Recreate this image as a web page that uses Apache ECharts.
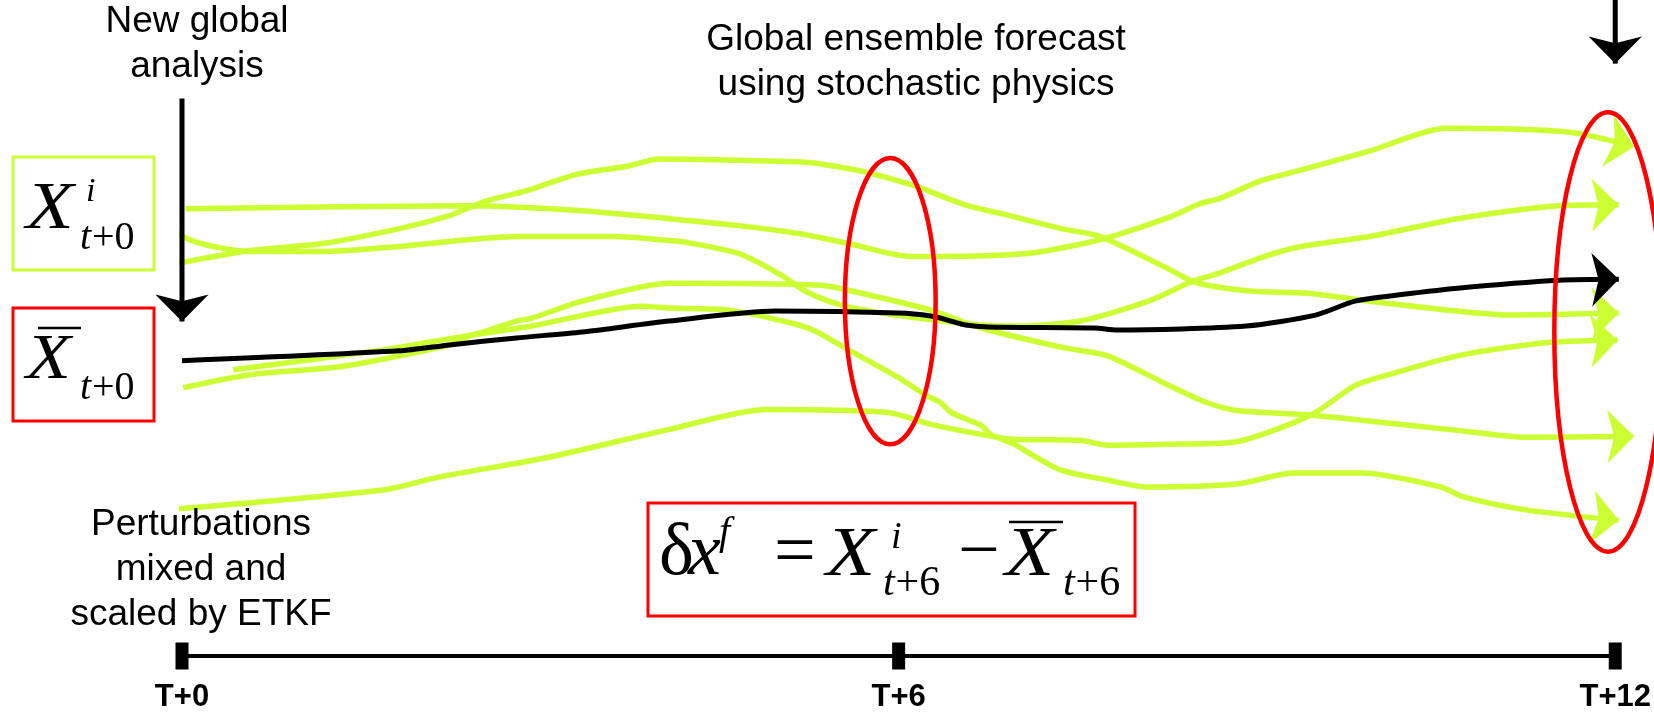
<!DOCTYPE html>
<html>
<head>
<meta charset="utf-8">
<script src="https://cdn.jsdelivr.net/npm/echarts@6/dist/echarts.min.js"></script>
<style>html,body{margin:0;padding:0;background:#fff;}#c{width:1654px;height:713px;}</style>
</head>
<body>
<div id="c"></div>
<script>
// ---- data: forecast hour (x) and arbitrary state value (y) ----
const tickHours = [0, 6, 12];
const tickLabels = ['T+0', 'T+6', 'T+12'];

const ensembleMean = [[0,47.4],[1.82,49.4],[2.24,50.6],[2.80,52.0],[3.35,53.2],[4.08,55.4],[4.97,57.4],[6.00,57.0],[6.27,56.4],[6.41,55.6],[6.56,54.6],[6.75,54.2],[7.64,54.0],[7.83,53.6],[8.91,54.4],[9.49,56.6],[9.82,59.4],[10.10,60.4],[10.68,62.0],[11.53,63.6],[12.03,63.8]];

const member1 = [[0.03,78],[2.41,78.6],[3.35,77.6],[4.08,76],[4.66,74.6],[5.16,73],[5.58,71],[6.10,68.4],[6.35,68.4],[7.08,69],[7.47,70.6],[7.81,72.6],[8.28,76.4],[8.52,79],[8.68,80],[9.03,83.6],[9.31,85.4],[9.94,89.6],[10.59,94.2],[11.62,93.4],[12.16,90.5]];

const member2 = [[-0.13,74.6],[0.04,72],[0.26,70.4],[0.57,69.4],[1.18,69.4],[1.82,70.4],[2.80,72.4],[3.63,72.4],[4.08,71.6],[4.18,71.4],[4.66,69],[5.02,64.6],[5.22,61.4],[5.52,58.6],[5.86,57],[6.30,55.6],[6.69,54.6],[6.97,54.4],[7.52,55.4],[8.09,59.4],[8.46,63.4],[8.68,65],[9.09,68.6],[9.37,70.4],[9.94,72.4],[10.68,76],[11.53,78.6],[12.03,78.8]];

const member3 = [[-0.13,66.6],[0.57,69.6],[1.18,71],[1.82,74],[2.24,76.6],[2.38,78],[2.55,79.6],[2.88,81.6],[3.32,85],[3.74,86.6],[3.99,88],[5.19,87.4],[5.35,87],[5.72,85.4],[6.14,82.6],[6.27,81.4],[6.58,78.6],[6.86,77],[7.36,74],[7.69,72.4],[8.25,66],[8.46,63.4],[8.63,62.4],[8.97,61.4],[9.43,61],[9.88,59.6],[10.68,57.4],[11.11,56.6],[12.03,57]];

const member4 = [[0.43,45.6],[1.68,49.6],[2.38,52.4],[2.93,54.4],[3.85,58.4],[4.08,58],[4.58,57.6],[5.10,55],[5.30,53.4],[5.58,49.6],[6.00,44],[6.22,40.6],[6.35,39],[6.44,37],[6.69,34.4],[6.77,32.6],[6.97,30.6],[7.08,29],[7.36,25.4],[7.75,23.4],[8.09,22],[8.83,22.6],[9.31,24.8],[9.88,24.8],[10.54,22],[10.73,20],[11.25,17.4],[12.03,15.3]];

const member5 = [[0.01,42],[0.57,44.6],[1.32,46.2],[1.82,48.4],[2.24,50.6],[2.41,52.4],[2.55,53.4],[2.80,55.4],[2.93,56],[3.35,59.4],[4.08,63],[5.35,62.6],[5.58,61.6],[6.27,57.6],[6.69,54],[7.39,50],[7.75,48.4],[8.25,42.6],[8.58,39],[8.83,37.4],[9.39,36.6],[9.82,35.6],[10.68,33.4],[11.25,32],[12.16,32.2]];

const member6 = [[-0.13,17.4],[1.68,21.4],[2.15,24],[3.07,28],[4.08,33.6],[4.89,37.6],[5.91,37],[6.27,34.6],[6.69,32.6],[6.97,31.6],[7.52,31.4],[7.75,30.4],[8.25,30.6],[8.80,31],[9.14,33.4],[9.49,37],[9.82,42.4],[10.10,44.6],[10.68,48.4],[11.39,51],[12.02,51.6]];

const analysisArrow = [[0,100.2],[0,55.3]];
const nextAnalysisArrow = [[12,121],[12,107.2]];

const ellipseCenters = [[5.93,59.4],[11.94,53.2]];
const ellipseRadii = [[0.38,28.8],[0.45,44.2]];

// ---- layout ----
const W = 1654, H = 713;
const gridLeft = 182, gridRight = 35, gridTop = 0, gridBottom = 53;
const xMin = 0, xMax = 12, yMin = -12, yMax = 120;
const pxPerX = (W - gridLeft - gridRight) / (xMax - xMin);
const pxPerY = (H - gridTop - gridBottom) / (yMax - yMin);

const GREEN = '#ccff33', RED = '#ff0000', BLACK = '#000000';

function arrowRotate(data) {
  const a = data[data.length - 2], b = data[data.length - 1];
  const ang = Math.atan2((b[1] - a[1]) * pxPerY, (b[0] - a[0]) * pxPerX) * 180 / Math.PI;
  return ang - 90;
}

function arrowSeries(data, color, z, smooth, width) {
  const last = data.length - 1;
  const rot = arrowRotate(data);
  return {
    type: 'line', data: data, smooth: smooth, clip: false, z: z,
    animation: false, silent: true,
    lineStyle: { color: color, width: width },
    itemStyle: { color: color, opacity: 1 },
    showSymbol: true, showAllSymbol: true,
    symbol: function (v, p) { return p.dataIndex === last ? 'arrow' : 'none'; },
    symbolSize: [40, 27],
    symbolRotate: rot
  };
}

const SANS = '"Liberation Sans", Arial, sans-serif';
const SERIF = '"Liberation Serif", "Times New Roman", serif';

function txt(str, x, baseline, size, opts) {
  opts = opts || {};
  const family = opts.family || SANS;
  const style = opts.italic ? 'italic ' : '';
  const weight = opts.bold ? 'bold ' : '';
  const k = family === SANS ? 0.3465 : 0.3375;
  return {
    type: 'text', x: x, y: baseline - k * size, silent: true, z: 20,
    scaleX: opts.scaleX || 1,
    style: {
      text: str, fill: '#000',
      font: style + weight + size + 'px ' + family,
      align: opts.align || 'left', textAlign: opts.align || 'left',
      verticalAlign: 'middle', textVerticalAlign: 'middle'
    }
  };
}
function sub(x, baseline, size, digits) {
  // italic t followed by upright "+digit"
  return [
    txt('t', x, baseline, size, { family: SERIF, italic: true }),
    txt('+' + digits, x + size * 0.3, baseline, size, { family: SERIF })
  ];
}
function box(x, y, w, h, color) {
  return { type: 'rect', z: 15, silent: true, shape: { x: x, y: y, width: w, height: h }, style: { fill: '#fff', stroke: color, lineWidth: 3 } };
}
function bar(x1, x2, y) {
  return { type: 'line', z: 20, silent: true, shape: { x1: x1, y1: y, x2: x2, y2: y }, style: { stroke: '#000', lineWidth: 2.5 } };
}

const graphics = [
  // labels
  txt('New global', 197, 35, 37, { align: 'center' }),
  txt('analysis', 197, 80, 37, { align: 'center' }),
  txt('Global ensemble forecast', 916, 53, 37, { align: 'center' }),
  txt('using stochastic physics', 916, 98, 37, { align: 'center' }),
  txt('Perturbations', 201, 538, 37, { align: 'center' }),
  txt('mixed and', 201, 583, 37, { align: 'center' }),
  txt('scaled by ETKF', 201, 628, 37, { align: 'center' }),
  // member box
  box(13, 157, 141, 113, GREEN),
  txt('X', 26, 233, 68, { family: SERIF, italic: true, scaleX: 1.15 }),
  txt('i', 86, 204, 34, { family: SERIF, italic: true }),
  ...sub(80, 252, 40, '0'),
  // mean box
  box(13, 308, 141, 113, RED),
  bar(38, 81, 328),
  txt('X', 26, 383, 64, { family: SERIF, italic: true, scaleX: 1.15 }),
  ...sub(80, 402, 40, '0'),
  // formula box
  box(648, 503, 487, 113, RED),
  txt('\u03b4', 659, 580, 74, { family: SERIF }),
  txt('x', 688, 580, 74, { family: SERIF, italic: true }),
  txt('f', 719, 547, 40, { family: SERIF, italic: true }),
  txt('=', 774, 580, 74, { family: SERIF }),
  txt('X', 826, 580, 70, { family: SERIF, italic: true, scaleX: 1.15 }),
  txt('i', 891, 551, 38, { family: SERIF, italic: true }),
  ...sub(883, 598, 42, '6'),
  txt('\u2212', 958, 580, 74, { family: SERIF }),
  bar(1009, 1063, 522),
  txt('X', 1005, 580, 70, { family: SERIF, italic: true, scaleX: 1.15 }),
  ...sub(1063, 598, 42, '6')
];

const chart = echarts.init(document.getElementById('c'), null, { renderer: 'canvas', width: W, height: H });

chart.setOption({
  animation: false,
  backgroundColor: '#ffffff',
  grid: { left: gridLeft, right: gridRight, top: gridTop, bottom: gridBottom, containLabel: false },
  xAxis: {
    type: 'value', min: xMin, max: xMax, interval: 6,
    axisLine: { show: true, onZero: false, lineStyle: { color: BLACK, width: 4 } },
    axisTick: { show: false }, splitLine: { show: false },
    axisLabel: {
      color: BLACK, fontWeight: 'bold', fontSize: 31, fontFamily: SANS, margin: 26,
      formatter: function (v) { const i = tickHours.indexOf(v); return i >= 0 ? tickLabels[i] : ''; }
    }
  },
  yAxis: { type: 'value', min: yMin, max: yMax, show: false, splitLine: { show: false } },
  series: [
    arrowSeries(member1, GREEN, 2, 0.25, 5.5),
    arrowSeries(member2, GREEN, 2, 0.25, 5.5),
    arrowSeries(member3, GREEN, 2, 0.25, 5.5),
    arrowSeries(member4, GREEN, 2, 0.25, 5.5),
    arrowSeries(member5, GREEN, 2, 0.25, 5.5),
    arrowSeries(member6, GREEN, 2, 0.25, 5.5),
    arrowSeries(ensembleMean, BLACK, 4, 0.25, 5),
    arrowSeries(analysisArrow, BLACK, 4, false, 5),
    arrowSeries(nextAnalysisArrow, BLACK, 4, false, 5),
    {
      type: 'scatter', data: tickHours.map(function (h) { return [h, yMin]; }), clip: false, z: 6,
      symbol: 'rect', symbolSize: [13, 27], itemStyle: { color: BLACK, opacity: 1 }, silent: true
    },
    {
      type: 'custom', coordinateSystem: 'cartesian2d', clip: false, z: 8, silent: true,
      data: ellipseCenters.map(function (c, i) { return [c[0], c[1], ellipseRadii[i][0], ellipseRadii[i][1]]; }),
      encode: { x: 0, y: 1 },
      renderItem: function (params, api) {
        const c = api.coord([api.value(0), api.value(1)]);
        const s = api.size([api.value(2), api.value(3)]);
        return { type: 'ellipse', shape: { cx: c[0], cy: c[1], rx: s[0], ry: s[1] },
                 style: { fill: 'none', stroke: RED, lineWidth: 4.5 } };
      }
    }
  ],
  graphic: graphics
});
</script>
</body>
</html>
....
## Problem requirements
Every line from the top of the material above through the line with "const tickLabels = ['T+0', 'T+6', 'T+12'];" should be duplicated exactly, please; leave out the pictures.

## Response to the task
Recreate this image as a web page that uses Apache ECharts.
<!DOCTYPE html>
<html>
<head>
<meta charset="utf-8">
<script src="https://cdn.jsdelivr.net/npm/echarts@6/dist/echarts.min.js"></script>
<style>html,body{margin:0;padding:0;background:#fff;}#c{width:1654px;height:713px;}</style>
</head>
<body>
<div id="c"></div>
<script>
// ---- data: forecast hour (x) and arbitrary state value (y) ----
const tickHours = [0, 6, 12];
const tickLabels = ['T+0', 'T+6', 'T+12'];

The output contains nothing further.